Irish Supreme Court rules ‘outsourcing’ international protection applications to a panel of independent contractors is lawful

The Irish Supreme Court has upheld as lawful the use of independent contractors in the determination of applications for international protection.

Three challenges were brought against the Chief International Protection Officer and the Minister for Justice for outsourcing the consideration of asylum applications to a panel of, mostly, self-employed barristers. The first was by an Albanian mother whose children were refused asylum. The second was by an Albanian man who was also refused asylum and subsidiary protection. The last was made by a Brazilian man who was also refused protection.

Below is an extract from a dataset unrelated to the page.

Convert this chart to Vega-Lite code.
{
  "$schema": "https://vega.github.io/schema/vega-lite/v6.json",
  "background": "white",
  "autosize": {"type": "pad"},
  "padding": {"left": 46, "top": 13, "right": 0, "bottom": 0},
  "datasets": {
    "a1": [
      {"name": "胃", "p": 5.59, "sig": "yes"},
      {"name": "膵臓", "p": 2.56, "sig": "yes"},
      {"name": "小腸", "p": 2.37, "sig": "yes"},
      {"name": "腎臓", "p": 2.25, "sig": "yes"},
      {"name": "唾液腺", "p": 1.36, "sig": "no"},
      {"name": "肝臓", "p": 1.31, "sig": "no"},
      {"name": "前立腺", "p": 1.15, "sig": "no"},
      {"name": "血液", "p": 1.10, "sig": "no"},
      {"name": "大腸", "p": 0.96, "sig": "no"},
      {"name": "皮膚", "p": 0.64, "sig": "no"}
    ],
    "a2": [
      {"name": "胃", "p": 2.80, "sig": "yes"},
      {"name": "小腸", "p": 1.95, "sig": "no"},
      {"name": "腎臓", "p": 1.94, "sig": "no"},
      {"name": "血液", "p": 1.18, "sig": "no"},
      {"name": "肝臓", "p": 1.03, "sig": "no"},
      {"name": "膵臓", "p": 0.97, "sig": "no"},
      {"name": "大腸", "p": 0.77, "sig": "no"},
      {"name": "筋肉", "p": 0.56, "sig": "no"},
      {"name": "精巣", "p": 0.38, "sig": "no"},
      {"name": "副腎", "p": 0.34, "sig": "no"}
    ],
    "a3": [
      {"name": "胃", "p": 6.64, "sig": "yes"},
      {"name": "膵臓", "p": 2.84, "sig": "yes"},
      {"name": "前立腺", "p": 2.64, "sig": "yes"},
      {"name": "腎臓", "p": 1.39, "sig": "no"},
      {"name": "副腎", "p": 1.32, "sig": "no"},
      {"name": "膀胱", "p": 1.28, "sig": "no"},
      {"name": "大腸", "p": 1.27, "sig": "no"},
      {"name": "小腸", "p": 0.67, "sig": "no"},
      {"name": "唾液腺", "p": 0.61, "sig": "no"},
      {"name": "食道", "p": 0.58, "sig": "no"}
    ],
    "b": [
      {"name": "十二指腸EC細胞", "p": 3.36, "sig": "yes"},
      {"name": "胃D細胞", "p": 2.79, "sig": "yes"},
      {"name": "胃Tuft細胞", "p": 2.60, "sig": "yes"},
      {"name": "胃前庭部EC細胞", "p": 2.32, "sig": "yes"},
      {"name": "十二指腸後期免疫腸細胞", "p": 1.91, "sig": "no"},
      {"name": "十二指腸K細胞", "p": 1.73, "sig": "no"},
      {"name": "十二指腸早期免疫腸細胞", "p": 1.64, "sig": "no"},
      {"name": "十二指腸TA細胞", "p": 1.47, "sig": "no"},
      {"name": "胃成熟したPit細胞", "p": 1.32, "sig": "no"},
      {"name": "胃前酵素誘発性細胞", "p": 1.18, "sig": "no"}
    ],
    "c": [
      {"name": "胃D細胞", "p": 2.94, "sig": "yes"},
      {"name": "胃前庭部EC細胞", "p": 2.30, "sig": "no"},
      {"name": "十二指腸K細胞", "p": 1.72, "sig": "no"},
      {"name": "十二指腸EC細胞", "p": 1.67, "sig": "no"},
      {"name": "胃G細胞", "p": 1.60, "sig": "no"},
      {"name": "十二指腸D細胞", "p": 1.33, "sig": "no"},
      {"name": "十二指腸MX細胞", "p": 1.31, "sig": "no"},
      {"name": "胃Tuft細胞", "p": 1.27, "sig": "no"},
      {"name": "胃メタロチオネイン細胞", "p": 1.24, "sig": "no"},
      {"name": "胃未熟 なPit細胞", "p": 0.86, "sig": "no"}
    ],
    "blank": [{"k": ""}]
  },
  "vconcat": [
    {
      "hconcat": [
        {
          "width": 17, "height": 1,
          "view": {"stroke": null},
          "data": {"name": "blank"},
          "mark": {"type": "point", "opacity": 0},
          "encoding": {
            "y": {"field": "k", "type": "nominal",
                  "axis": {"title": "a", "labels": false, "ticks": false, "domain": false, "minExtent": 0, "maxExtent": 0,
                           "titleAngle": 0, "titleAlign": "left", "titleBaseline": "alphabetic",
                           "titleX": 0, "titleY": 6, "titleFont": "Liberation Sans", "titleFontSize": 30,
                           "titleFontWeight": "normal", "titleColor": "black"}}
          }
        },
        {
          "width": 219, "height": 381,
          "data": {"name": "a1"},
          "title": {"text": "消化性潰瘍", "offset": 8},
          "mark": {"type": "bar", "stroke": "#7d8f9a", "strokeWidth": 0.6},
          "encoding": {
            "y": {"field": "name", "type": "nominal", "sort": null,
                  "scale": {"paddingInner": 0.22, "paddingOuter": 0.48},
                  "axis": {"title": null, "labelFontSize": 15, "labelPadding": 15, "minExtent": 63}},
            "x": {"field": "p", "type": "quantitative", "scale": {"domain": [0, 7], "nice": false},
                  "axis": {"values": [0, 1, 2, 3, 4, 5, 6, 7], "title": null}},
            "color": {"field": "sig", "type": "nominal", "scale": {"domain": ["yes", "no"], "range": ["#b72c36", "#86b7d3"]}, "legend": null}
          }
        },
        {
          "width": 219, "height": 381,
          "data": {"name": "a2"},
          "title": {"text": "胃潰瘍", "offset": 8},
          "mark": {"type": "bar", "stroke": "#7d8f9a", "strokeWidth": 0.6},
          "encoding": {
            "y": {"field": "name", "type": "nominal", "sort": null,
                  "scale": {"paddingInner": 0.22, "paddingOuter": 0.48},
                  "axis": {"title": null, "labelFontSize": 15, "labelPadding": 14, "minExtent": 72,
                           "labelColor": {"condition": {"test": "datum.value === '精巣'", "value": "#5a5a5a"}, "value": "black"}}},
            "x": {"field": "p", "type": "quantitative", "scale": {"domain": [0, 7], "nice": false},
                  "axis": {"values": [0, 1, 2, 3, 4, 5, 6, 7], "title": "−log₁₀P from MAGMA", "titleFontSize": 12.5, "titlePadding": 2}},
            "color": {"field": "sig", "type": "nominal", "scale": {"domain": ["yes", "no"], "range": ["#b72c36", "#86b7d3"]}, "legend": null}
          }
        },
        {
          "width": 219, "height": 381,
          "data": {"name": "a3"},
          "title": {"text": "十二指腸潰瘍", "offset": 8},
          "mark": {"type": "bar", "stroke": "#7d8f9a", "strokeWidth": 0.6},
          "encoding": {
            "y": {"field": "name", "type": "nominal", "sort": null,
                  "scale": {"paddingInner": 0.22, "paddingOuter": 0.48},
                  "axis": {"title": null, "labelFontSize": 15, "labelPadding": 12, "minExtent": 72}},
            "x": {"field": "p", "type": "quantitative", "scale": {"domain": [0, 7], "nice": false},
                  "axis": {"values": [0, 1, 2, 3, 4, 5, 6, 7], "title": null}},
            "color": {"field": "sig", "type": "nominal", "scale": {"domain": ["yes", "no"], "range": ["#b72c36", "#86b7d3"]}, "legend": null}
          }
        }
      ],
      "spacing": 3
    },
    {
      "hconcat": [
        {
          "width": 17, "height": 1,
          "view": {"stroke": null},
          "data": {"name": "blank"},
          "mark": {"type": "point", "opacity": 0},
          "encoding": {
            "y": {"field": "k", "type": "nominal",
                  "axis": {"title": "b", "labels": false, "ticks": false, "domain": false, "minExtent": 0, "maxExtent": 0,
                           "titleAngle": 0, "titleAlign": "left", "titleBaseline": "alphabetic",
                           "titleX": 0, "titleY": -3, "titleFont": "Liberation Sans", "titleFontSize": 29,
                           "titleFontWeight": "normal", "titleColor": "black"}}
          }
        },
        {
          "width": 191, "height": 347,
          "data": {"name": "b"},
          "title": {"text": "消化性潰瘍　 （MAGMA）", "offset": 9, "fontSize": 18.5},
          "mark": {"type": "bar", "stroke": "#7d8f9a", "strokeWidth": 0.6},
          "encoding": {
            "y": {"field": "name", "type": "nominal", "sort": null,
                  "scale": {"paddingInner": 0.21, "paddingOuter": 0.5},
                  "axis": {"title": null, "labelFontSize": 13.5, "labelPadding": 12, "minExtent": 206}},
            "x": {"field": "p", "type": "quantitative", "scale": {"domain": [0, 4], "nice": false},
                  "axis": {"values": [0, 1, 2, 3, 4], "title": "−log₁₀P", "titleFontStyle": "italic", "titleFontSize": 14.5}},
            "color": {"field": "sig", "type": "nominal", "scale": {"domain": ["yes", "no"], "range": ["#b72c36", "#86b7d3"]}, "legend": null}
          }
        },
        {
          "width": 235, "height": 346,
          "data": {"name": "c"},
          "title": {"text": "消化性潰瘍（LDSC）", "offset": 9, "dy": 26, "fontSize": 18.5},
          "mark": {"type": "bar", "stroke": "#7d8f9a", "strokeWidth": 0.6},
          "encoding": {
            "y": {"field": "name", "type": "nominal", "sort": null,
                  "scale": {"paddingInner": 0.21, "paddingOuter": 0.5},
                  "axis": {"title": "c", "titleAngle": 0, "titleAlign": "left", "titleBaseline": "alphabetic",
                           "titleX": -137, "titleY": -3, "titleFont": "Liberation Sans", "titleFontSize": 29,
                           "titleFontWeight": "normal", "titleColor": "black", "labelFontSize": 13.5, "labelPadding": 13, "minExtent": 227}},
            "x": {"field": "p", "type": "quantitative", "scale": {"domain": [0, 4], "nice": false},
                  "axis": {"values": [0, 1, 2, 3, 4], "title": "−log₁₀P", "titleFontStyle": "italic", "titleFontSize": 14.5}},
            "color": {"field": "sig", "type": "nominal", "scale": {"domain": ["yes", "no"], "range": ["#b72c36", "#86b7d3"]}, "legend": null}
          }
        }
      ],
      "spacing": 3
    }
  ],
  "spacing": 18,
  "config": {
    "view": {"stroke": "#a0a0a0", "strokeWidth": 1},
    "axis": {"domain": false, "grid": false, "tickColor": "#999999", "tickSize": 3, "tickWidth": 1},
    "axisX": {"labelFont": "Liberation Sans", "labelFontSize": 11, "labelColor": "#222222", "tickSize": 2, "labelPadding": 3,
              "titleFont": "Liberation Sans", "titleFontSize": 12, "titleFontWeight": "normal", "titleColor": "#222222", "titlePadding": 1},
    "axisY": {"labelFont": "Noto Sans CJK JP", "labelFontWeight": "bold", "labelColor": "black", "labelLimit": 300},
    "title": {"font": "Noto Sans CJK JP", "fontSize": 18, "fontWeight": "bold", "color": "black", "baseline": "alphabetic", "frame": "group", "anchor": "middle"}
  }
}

The Albanian woman argued that the practice, which has been in place since 2015, was in breach of the Refugee Act 1996 as the statutory function of the Refugee Applications Commissioner (RAC) was not being performed by a member of staff. In this case, a panel member interviewed the family and produced a draft set of findings which recommended that their applications be refused. These findings were reproduced by an Executive Officer as an ‘Investigator’, and signed off by a Higher Executive Officer “for and on behalf” of the Commissioner.  

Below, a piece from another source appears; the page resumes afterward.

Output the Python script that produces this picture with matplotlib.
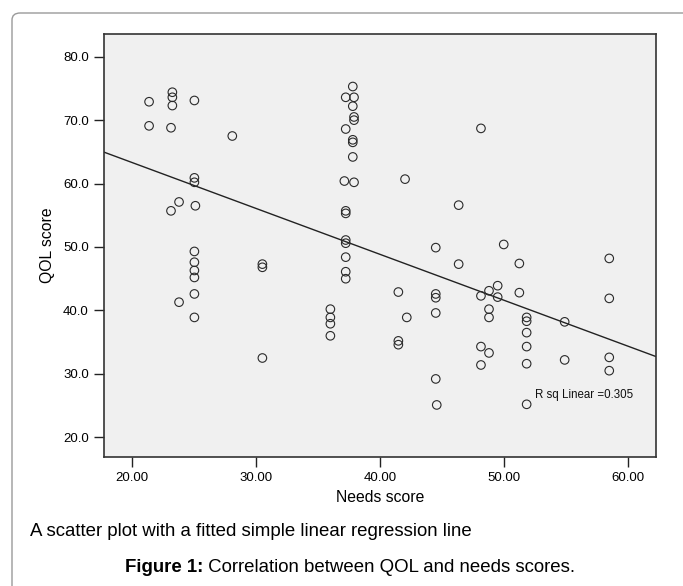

The two other cases made similar arguments regarding the new procedure under the International Protection Act 2015. While each appellant accepted that panel members could be enlisted for some purposes, they argued that the current practice exceeded lawful authority.

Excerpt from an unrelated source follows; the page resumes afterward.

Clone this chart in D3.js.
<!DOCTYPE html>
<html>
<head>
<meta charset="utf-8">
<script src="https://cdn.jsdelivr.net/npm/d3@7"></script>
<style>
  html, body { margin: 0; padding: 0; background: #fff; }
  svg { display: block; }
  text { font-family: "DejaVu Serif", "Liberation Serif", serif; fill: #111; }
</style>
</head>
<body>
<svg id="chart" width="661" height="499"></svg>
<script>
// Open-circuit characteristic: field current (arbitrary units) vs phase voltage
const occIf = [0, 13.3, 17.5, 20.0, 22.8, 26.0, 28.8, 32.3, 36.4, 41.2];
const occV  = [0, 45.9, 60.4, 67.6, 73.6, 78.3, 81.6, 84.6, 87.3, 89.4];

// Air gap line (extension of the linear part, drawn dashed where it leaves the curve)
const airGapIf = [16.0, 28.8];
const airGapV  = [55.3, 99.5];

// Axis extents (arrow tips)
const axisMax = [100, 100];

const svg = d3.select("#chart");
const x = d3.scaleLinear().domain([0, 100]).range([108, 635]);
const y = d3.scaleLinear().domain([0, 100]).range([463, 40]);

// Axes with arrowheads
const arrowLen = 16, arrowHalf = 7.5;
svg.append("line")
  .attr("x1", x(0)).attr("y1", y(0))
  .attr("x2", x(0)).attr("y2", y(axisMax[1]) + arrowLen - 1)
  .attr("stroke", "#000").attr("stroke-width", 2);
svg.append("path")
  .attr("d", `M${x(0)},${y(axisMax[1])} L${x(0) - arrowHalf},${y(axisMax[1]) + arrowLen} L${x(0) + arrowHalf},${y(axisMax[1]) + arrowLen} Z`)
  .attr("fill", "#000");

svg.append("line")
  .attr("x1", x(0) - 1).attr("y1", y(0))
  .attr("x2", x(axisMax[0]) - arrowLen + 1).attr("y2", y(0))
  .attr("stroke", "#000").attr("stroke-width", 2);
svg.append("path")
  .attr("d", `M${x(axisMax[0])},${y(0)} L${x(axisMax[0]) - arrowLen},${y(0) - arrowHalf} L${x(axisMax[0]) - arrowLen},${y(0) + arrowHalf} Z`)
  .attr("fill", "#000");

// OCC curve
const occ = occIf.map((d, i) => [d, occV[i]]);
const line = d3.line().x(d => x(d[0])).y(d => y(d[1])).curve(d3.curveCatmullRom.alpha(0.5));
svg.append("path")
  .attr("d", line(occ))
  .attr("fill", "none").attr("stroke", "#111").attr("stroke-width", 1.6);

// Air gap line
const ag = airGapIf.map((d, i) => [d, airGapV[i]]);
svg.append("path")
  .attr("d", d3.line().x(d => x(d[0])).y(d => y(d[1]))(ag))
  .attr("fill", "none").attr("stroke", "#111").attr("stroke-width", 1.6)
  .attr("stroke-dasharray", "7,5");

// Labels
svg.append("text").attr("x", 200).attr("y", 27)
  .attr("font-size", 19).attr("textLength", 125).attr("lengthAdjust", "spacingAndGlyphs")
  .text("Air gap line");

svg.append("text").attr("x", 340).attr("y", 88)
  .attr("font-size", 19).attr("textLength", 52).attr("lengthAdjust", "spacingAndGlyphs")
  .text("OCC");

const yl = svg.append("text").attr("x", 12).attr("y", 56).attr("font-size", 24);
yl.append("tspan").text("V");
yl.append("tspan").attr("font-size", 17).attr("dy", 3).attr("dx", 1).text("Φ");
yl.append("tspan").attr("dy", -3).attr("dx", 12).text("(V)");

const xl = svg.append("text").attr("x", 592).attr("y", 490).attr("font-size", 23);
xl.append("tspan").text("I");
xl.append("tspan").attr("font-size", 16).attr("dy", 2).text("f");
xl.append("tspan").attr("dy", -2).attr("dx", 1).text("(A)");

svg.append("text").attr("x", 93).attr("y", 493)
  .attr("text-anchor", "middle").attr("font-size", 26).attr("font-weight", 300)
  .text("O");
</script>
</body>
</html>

Dismissing the appeals, Mr Justice Donal O’Donnell in the Supreme Court found that the role of the panel member as interviewer was clearly defined and carefully structured. Their role was confined to finding the answers to a series of questions. The Court was of the view that the interviewer could not act independently outside the control and direction of the Office of the Refugee Applications Commissioner. More importantly, they were not the final decision maker on any investigation – this was the Executive Officer, and therefore the Commissioner for the purposes of the 1996 Act.

The Court held that the same reasoning applied to the 2015 Act, which in fact was more accommodating to the panel member system in that is requires an “examination” rather than an “investigation”.